* WHAT THE TASK REQUIRES *
Take the lines from the beginning of the material through the line containing "at (864, 52)" and retype them exactly, leaving the pictures out.

-- DATASET SECTION start --

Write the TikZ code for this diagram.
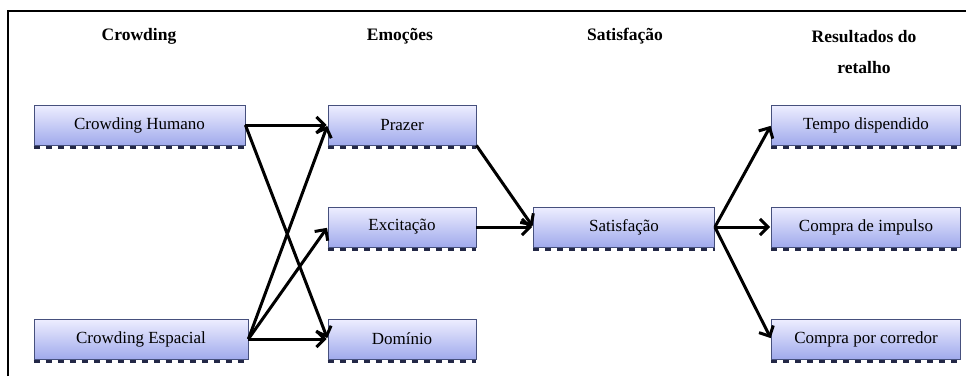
\documentclass[tikz,border=0pt]{standalone}
\usepackage{fontspec}
\setmainfont{Liberation Serif}
\usepackage{xcolor}
\usepackage{tikz}
\usetikzlibrary{arrows.meta, positioning, calc}
\definecolor{boxedge}{RGB}{70, 80, 125}
\definecolor{boxtop}{RGB}{238, 238, 255}
\definecolor{boxbottom}{RGB}{160, 170, 236}
\definecolor{tickdark}{RGB}{35, 40, 70}
\tikzstyle{stage} = [
    rectangle,
    minimum height=40pt,
    text centered,
    draw=boxedge,
    line width=0.8pt,
    top color=boxtop,
    bottom color=boxbottom,
    font=\fontsize{17}{20}\selectfont
]
\tikzstyle{heading} = [
    font=\fontsize{17.5}{31}\selectfont\bfseries,
    align=center
]
\tikzstyle{link} = [
    line width=3pt,
    -{Straight Barb[length=8pt, width=16pt, line width=3pt]},
    color=black,
    shorten >=1pt
]
\tikzstyle{ticks} = [
    line width=3pt,
    dash pattern=on 6pt off 6pt,
    color=tickdark
]

\begin{document}
\begin{tikzpicture}[x=1pt, y=-1pt]
    \useasboundingbox (0,0) rectangle (966,376);
    % Frame
    \draw[line width=2pt] (8,376) -- (8,11) -- (966,11);

    % Headings
    \node[heading] (hcrowd) at (139, 36) {Crowding};
    \node[heading] (hemo) at (400, 36) {Emoções};
    \node[heading] (hsat) at (625, 36) {Satisfação};
    \node[heading] (hres) at (864, 52) {Resultados do\\retalho};

    % Boxes
    \node[stage, minimum width=211pt] (human) at (139.5, 125) {Crowding Humano};
    \node[stage, minimum width=214pt] (spatial) at (141, 339) {Crowding Espacial};
    \node[stage, minimum width=148pt] (pleasure) at (402, 125) {Prazer};
    \node[stage, minimum width=148pt] (arousal) at (402, 227) {Excitação};
    \node[stage, minimum width=148pt] (dominance) at (402, 339) {Domínio};
    \node[stage, minimum width=181pt] (satisf) at (624, 227) {Satisfação};
    \node[stage, minimum width=189pt] (time) at (866, 125) {Tempo dispendido};
    \node[stage, minimum width=189pt] (impulse) at (866, 227) {Compra de impulso};
    \node[stage, minimum width=189pt] (aisle) at (866, 339) {Compra por corredor};

    % Ticks under the boxes
    \foreach \b in {human, spatial, pleasure, arousal, dominance, satisf, time, impulse, aisle}
        \draw[ticks] ([yshift=-2pt]\b.south west) -- ([yshift=-2pt]\b.south east);

    % Arrows
    \draw[link] (human.east) -- (pleasure.west);
    \draw[link] (human.east) -- (dominance.west);
    \draw[link] (spatial.east) -- (pleasure.west);
    \draw[link] (spatial.east) -- (arousal.west);
    \draw[link] (spatial.east) -- (dominance.west);
    \draw[link] (pleasure.south east) -- (satisf.west);
    \draw[link] (arousal.east) -- (satisf.west);
    \draw[link] (satisf.east) -- (time.west);
    \draw[link] (satisf.east) -- (impulse.west);
    \draw[link] (satisf.east) -- (aisle.west);
\end{tikzpicture}
\end{document}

-- DATASET SECTION end --

* RESPONSE *
Write the TikZ code for this diagram.
\documentclass[tikz,border=0pt]{standalone}
\usepackage{fontspec}
\setmainfont{Liberation Serif}
\usepackage{xcolor}
\usepackage{tikz}
\usetikzlibrary{arrows.meta, positioning, calc}
\definecolor{boxedge}{RGB}{70, 80, 125}
\definecolor{boxtop}{RGB}{238, 238, 255}
\definecolor{boxbottom}{RGB}{160, 170, 236}
\definecolor{tickdark}{RGB}{35, 40, 70}
\tikzstyle{stage} = [
    rectangle,
    minimum height=40pt,
    text centered,
    draw=boxedge,
    line width=0.8pt,
    top color=boxtop,
    bottom color=boxbottom,
    font=\fontsize{17}{20}\selectfont
]
\tikzstyle{heading} = [
    font=\fontsize{17.5}{31}\selectfont\bfseries,
    align=center
]
\tikzstyle{link} = [
    line width=3pt,
    -{Straight Barb[length=8pt, width=16pt, line width=3pt]},
    color=black,
    shorten >=1pt
]
\tikzstyle{ticks} = [
    line width=3pt,
    dash pattern=on 6pt off 6pt,
    color=tickdark
]

\begin{document}
\begin{tikzpicture}[x=1pt, y=-1pt]
    \useasboundingbox (0,0) rectangle (966,376);
    % Frame
    \draw[line width=2pt] (8,376) -- (8,11) -- (966,11);

    % Headings
    \node[heading] (hcrowd) at (139, 36) {Crowding};
    \node[heading] (hemo) at (400, 36) {Emoções};
    \node[heading] (hsat) at (625, 36) {Satisfação};
    \node[heading] (hres) at (864, 52) {Resultados do\\retalho};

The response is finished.